Wenn man die Prozesse gegen Hennenhalter verfolgt, stößt man immer wieder auf Formulierungen, die es erlauben, die in § 1 und 2 des Tierschutzgesetzes aufgestellten Grundsätze zu umgehen. Am 18.2. 1987 ist vom Bundesgerichtshof der Freispruch eines Hennenhalters bestätigt worden, und zwar nicht, weil man das Leiden der Tiere angezweifelt hätte, aber diese Leiden waren nach Ansicht des Gerichtes nicht „erheblich”, wie es in § 17 als Voraussetzung für die Strafbarkeit vorgeschrieben ist.

(2) In der Schweiz konnte die Entwicklung insofern anders verlaufen, als es sich um ein freies Land handelt, das sich nicht wie die Bundesrepublik in die Abhängigkeit eines Staatenbundes begeben hat, in dem die auf diesem Gebiet rückständigsten Gliedstaaten den Kurs bestimmen; vgl. -> gesetzlicher Tierschutz II. Herausragender Vorteil der schweizerischen Lösung ist das Verbot der Käfighaltung und die grund- sätzliche Prüfungs- und Bewilligungspflicht für die Einführung neuer Haltungssysteme. Enttäuschend ist jedoch, daß der Gesetzgeber in der Schweiz von seiner Unabhängigkeit nicht entschiedener Gebrauch ge- macht hat. Ein Land, das die Einfuhr tierquälerisch erzeugter Billigprodukte aus der EG verhindern kann und insofern eine Wettbewerbsverzerrung nicht befürchten muß, wäre durchaus in der Lage, eine wirklich tierschutzgerechte N. durchzusetzen. Vgl. hierzu A. F. Goetschel (1986, S. 29f., 39-41 und 63).

(3) Soweit europäische Rahmenrichtlinien zur N. vorliegen, können sie den Tierschutz in der Bundesrepublik, in Österreich und in der Schweiz nicht voranbringen, weil sie am System der Überschußproduktion festhalten; vgl. hierzu die Untersuchung von Hermann Priebe (1985): Die subventionierte Unvernunft.
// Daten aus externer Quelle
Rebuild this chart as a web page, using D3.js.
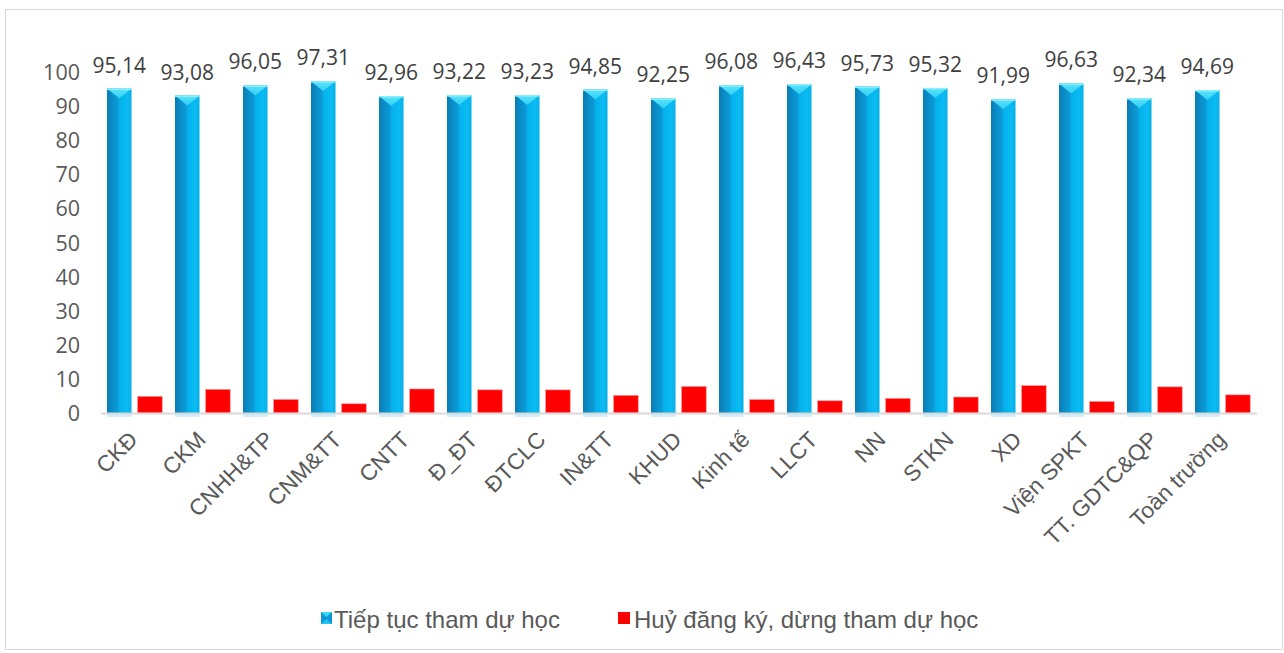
<!DOCTYPE html>
<html>
<head>
<meta charset="utf-8">
<script src="https://cdn.jsdelivr.net/npm/d3@7"></script>
<style>
  html, body { margin: 0; padding: 0; background: #ffffff; }
  svg { display: block; }
</style>
</head>
<body>
<svg id="chart" width="1284" height="653"></svg>
<script>
// Units (faculties / centres) shown along the x axis
const categories = ["CKĐ", "CKM", "CNHH&TP", "CNM&TT", "CNTT", "Đ_ĐT", "ĐTCLC", "IN&TT", "KHUD",
  "Kinh tế", "LLCT", "NN", "STKN", "XD", "Viện SPKT", "TT. GDTC&QP", "Toàn trường"];

// Percentage of students continuing their studies
const continuing = [95.14, 93.08, 96.05, 97.31, 92.96, 93.22, 93.23, 94.85, 92.25,
  96.08, 96.43, 95.73, 95.32, 91.99, 96.63, 92.34, 94.69];

// Percentage of students cancelling registration / stopping
const stopped = [4.86, 6.92, 3.95, 2.69, 7.04, 6.78, 6.77, 5.15, 7.75,
  3.92, 3.57, 4.27, 4.68, 8.01, 3.37, 7.66, 5.31];

const seriesNames = ["Tiếp tục tham dự học", "Huỷ đăng ký, dừng tham dự học"];
const yTicks = [0, 10, 20, 30, 40, 50, 60, 70, 80, 90, 100];

const svg = d3.select("#chart");
const W = 1284, H = 653;
const plot = { left: 101, right: 1257, top: 72, bottom: 413 };

// Outer chart frame
svg.append("rect")
  .attr("x", 5.5).attr("y", 9.5)
  .attr("width", W - 7).attr("height", H - 13)
  .attr("fill", "#ffffff").attr("stroke", "#d9d9d9").attr("stroke-width", 1);

// Gradients for the bevelled blue columns
const defs = svg.append("defs");
const g1 = defs.append("linearGradient").attr("id", "blueBody")
  .attr("x1", "0%").attr("x2", "100%").attr("y1", "0%").attr("y2", "0%");
g1.append("stop").attr("offset", "0%").attr("stop-color", "#0a7cb3");
g1.append("stop").attr("offset", "22%").attr("stop-color", "#0a8dc8");
g1.append("stop").attr("offset", "45%").attr("stop-color", "#0b9bd8");
g1.append("stop").attr("offset", "52%").attr("stop-color", "#06b1ec");
g1.append("stop").attr("offset", "85%").attr("stop-color", "#0abbf3");
g1.append("stop").attr("offset", "100%").attr("stop-color", "#0aaee3");

const g2 = defs.append("linearGradient").attr("id", "blueCap")
  .attr("x1", "0%").attr("x2", "0%").attr("y1", "0%").attr("y2", "100%");
g2.append("stop").attr("offset", "0%").attr("stop-color", "#5fe3fb");
g2.append("stop").attr("offset", "100%").attr("stop-color", "#2cd0f4");

// Scales
const x = d3.scaleBand().domain(categories).range([plot.left, plot.right]).padding(0);
const bw = x.bandwidth();
const xs = d3.scaleBand().domain(seriesNames)
  .range([bw * 0.088, bw * 0.9]).paddingInner(0.2);
const y = d3.scaleLinear().domain([0, 100]).range([plot.bottom, plot.top]);

// Y axis labels (no axis line, no ticks)
const yAxis = d3.axisLeft(y).tickValues(yTicks).tickSize(0).tickPadding(0)
  .tickFormat(d3.format("d"));
const gy = svg.append("g").attr("transform", `translate(80,0)`).call(yAxis);
gy.select(".domain").remove();
gy.selectAll("text")
  .attr("fill", "#595959")
  .style("font-family", "'Open Sans', sans-serif")
  .style("font-size", "21.5px")
  .attr("dy", "0.35em");

const groups = svg.append("g").selectAll("g")
  .data(categories.map((c, i) => ({ c, a: continuing[i], b: stopped[i] })))
  .join("g")
  .attr("transform", d => `translate(${x(d.c)},0)`);

const blueW = xs.bandwidth();
const capDepth = 10;

// Blue columns: body, a faint base reflection, and the bevel cap triangle
groups.append("rect")
  .attr("x", xs(seriesNames[0]))
  .attr("y", plot.bottom)
  .attr("width", blueW)
  .attr("height", 4)
  .attr("fill", "#cfeef9");

groups.append("rect")
  .attr("x", xs(seriesNames[0]))
  .attr("y", d => y(d.a))
  .attr("width", blueW)
  .attr("height", d => y(0) - y(d.a))
  .attr("fill", "url(#blueBody)");

groups.append("path")
  .attr("d", d => {
    const x0 = xs(seriesNames[0]), x1 = x0 + blueW, yt = y(d.a);
    return `M${x0},${yt} L${x1},${yt} L${(x0 + x1) / 2},${yt + capDepth} Z`;
  })
  .attr("fill", "url(#blueCap)");

groups.append("rect")
  .attr("x", xs(seriesNames[0]))
  .attr("y", d => y(d.a))
  .attr("width", blueW)
  .attr("height", 1.5)
  .attr("fill", "#8aeefc");

// Red columns
groups.append("rect")
  .attr("x", xs(seriesNames[1]))
  .attr("y", d => y(d.b))
  .attr("width", xs.bandwidth())
  .attr("height", d => y(0) - y(d.b))
  .attr("fill", "#ff0000")
  .attr("stroke", "#ff8a8a")
  .attr("stroke-width", 0.6);

// Value labels above the blue columns
groups.append("text")
  .attr("x", xs(seriesNames[0]) + blueW / 2)
  .attr("y", d => y(d.a) - 16)
  .attr("text-anchor", "middle")
  .attr("fill", "#404040")
  .style("font-family", "'Open Sans', sans-serif")
  .style("font-size", "21px")
  .text(d => d.a.toFixed(2).replace(".", ","));

// Baseline
svg.append("line")
  .attr("x1", plot.left).attr("x2", plot.right)
  .attr("y1", plot.bottom + 0.5).attr("y2", plot.bottom + 0.5)
  .attr("stroke", "#d9d9d9").attr("stroke-width", 2.2);

// X axis category labels, rotated 45°
const xAxis = d3.axisBottom(x).tickSize(0).tickPadding(0);
const gx = svg.append("g").attr("transform", `translate(0,${plot.bottom})`).call(xAxis);
gx.select(".domain").remove();
gx.selectAll("text")
  .attr("fill", "#595959")
  .style("font-family", "'Liberation Sans', Arial, sans-serif")
  .style("font-size", "22.5px")
  .attr("text-anchor", "end")
  .attr("dy", null)
  .attr("y", 0)
  .attr("transform", "translate(4,28) rotate(-45)");

// Legend
const legend = svg.append("g").attr("transform", "translate(321,612)");
const lg0 = legend.append("g");
lg0.append("rect").attr("width", 11).attr("height", 12).attr("fill", "#0b98d4");
lg0.append("path").attr("d", "M0,0 L11,0 L5.5,5 Z").attr("fill", "#3ed6f6");
lg0.append("path").attr("d", "M0,12 L11,12 L5.5,7 Z").attr("fill", "#22c4ef");
lg0.append("text").attr("x", 13).attr("y", 16)
  .attr("fill", "#595959")
  .style("font-family", "'Liberation Sans', Arial, sans-serif")
  .style("font-size", "24px")
  .text(seriesNames[0]);

const lg1 = legend.append("g").attr("transform", "translate(297,0)");
lg1.append("rect").attr("width", 12).attr("height", 12).attr("fill", "#ff0000");
lg1.append("text").attr("x", 16).attr("y", 16)
  .attr("fill", "#595959")
  .style("font-family", "'Liberation Sans', Arial, sans-serif")
  .style("font-size", "24px")
  .text(seriesNames[1]);
</script>
</body>
</html>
Der Streit um die N. könnte wesentlich entschärft werden, wenn die Tierhalter sich dazu entschließen könnten, den eigentlichen und auch einsehbaren Grund ihres Festhaltens an der Intensivhaltung in den Vordergrund ihrer Argumentation zu rücken: die Schwierigkeit, aus den festgefahrenen Zwängen des EG-Systems auszubrechen. Was von der EG zu erwarten ist, hat sich bei der Hennenregelung gezeigt, deren Festlegung auf längst reformbedürftige Ausbeutungsbedingungen offenbar zum Prinzip für alle Haltungssysteme werden soll. Und dies alles, obwohl wir die Folgen längst kennen: Überproduktion, die gewaltige Kosten verursacht. Aber niemand denkt daran, die Produktionsweise zugunsten der Tiere und der Steuerzahler zu ändern. Lieber erwägt man, die ranzig gewordene Butter wieder an die Kälber zu verfüttern („Gipfel des Unsinns”, so die F. A. Z. vom 1.10.1985) oder Seife daraus zu kochen. Wo bleibt hier der —> vernünftige Grund, den unser Tierschutzgesetz als einzig mögliche Rechtfertigung für die Abweichung vom Tierschutzgrundsatz voraussetzt?

Weitere Literatur: M. St. Dawkins 1982, K. Drawer 1980, D. W. Fölsch und A. Nabholz 1982, E. von Loeper, G. Martin, J. Müller u. a. 1985, Klaus Militzer 1986, H. H. Sambraus 1981 c, H. H. Sambraus und E. Boehncke 1986, G. M. Teutsch 1985 b, G. Weinschenck 1985, E. Wildbolz 1978.